The "Cap and Floor" model, replicated across European interconnectors, is gaining traction. Achal Bhuwania, the CIO at Equitix, emphasized that the partnership with Mubadala "strengthens the platform" by combining infrastructure expertise. Equitix, which developed Greenlink alongside Baltic Cable, retains operational influence even as equity share shifts.
For Abu Dhabi specifically, the diversification matters. Oil and gas revenues face long-term headwinds as global energy markets decarbonize. Sovereign funds cannot simply sit on hydrocarbon wealth; they must continuously reposition into assets that retain value in a lower-carbon world. Interconnectors—physical, essential infrastructure—fit that mandate perfectly. They will exist and generate revenue whether power flows from wind, nuclear, solar, or (temporarily) from legacy gas. That flexibility is the strategic genius of the bet.
Regulatory Context and the EU's PCI Designation
Greenlink holds the Project of Common Interest badge from the European Union. This is not ceremonial. PCI status means the interconnector receives priority in EU funding discussions, streamlined regulatory approvals, and explicit recognition as infrastructure critical to EU energy security and integration. On practical terms, it reduces permitting delays and strengthens the political case for public co-financing if private debt becomes expensive.
The designation also signals that Ofgem and CRU treat this cable as essential, not optional. Availability targets are strict. The regulators incentivize the operator (Greenlink's management team) to prioritize reliability during high-revenue periods—typically when congestion and price spreads are widest. This alignment of operator incentives with grid needs is the regulatory innovation that attracted eight financial institutions to provide debt at financial close.

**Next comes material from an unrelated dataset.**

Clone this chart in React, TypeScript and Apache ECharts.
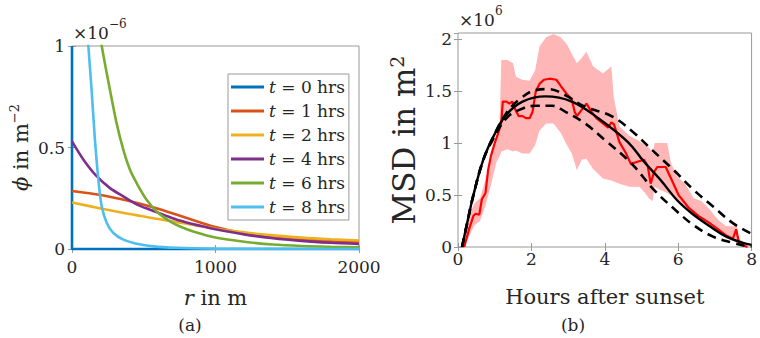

For Mubadala, this translates into a compliance and revenue predictability that rivals government bonds, but with equity upside as interconnector valuations continue rising as Europe's grid becomes more interconnected and renewable.
What Happens Next
Greenlink's full 504MW capacity is now live and operating. Its revenue mechanics are being tracked closely by two sets of authorities: European regulators designing interconnector regimes for the next decade, and sovereign wealth funds considering replication in other corridors (Mediterranean cross-border links, Baltic connections, Balkans infrastructure).
This infrastructure deployment has also attracted broader investor attention. If Mubadala, Europe's infrastructure funds, and institutional capital continue deploying into interconnectors at similar scales, significant capital could flow into cross-border transmission over the next three years. That capital will reshape which energy corridors Europe prioritizes and which renewable-heavy regions gain market access.
For residents of the United Arab Emirates with interests in European investments or energy markets, Mubadala's Greenlink participation offers a window into how sovereign wealth is repositioning. The fund is not speculating. It is methodically acquiring stakes in the infrastructure that makes Europe's energy transition operationally feasible. As European electricity prices stabilize around renewable cost curves, and interconnector valuations evolve, this $200M capital deployment reflects strategic positioning in the energy system of the next two decades.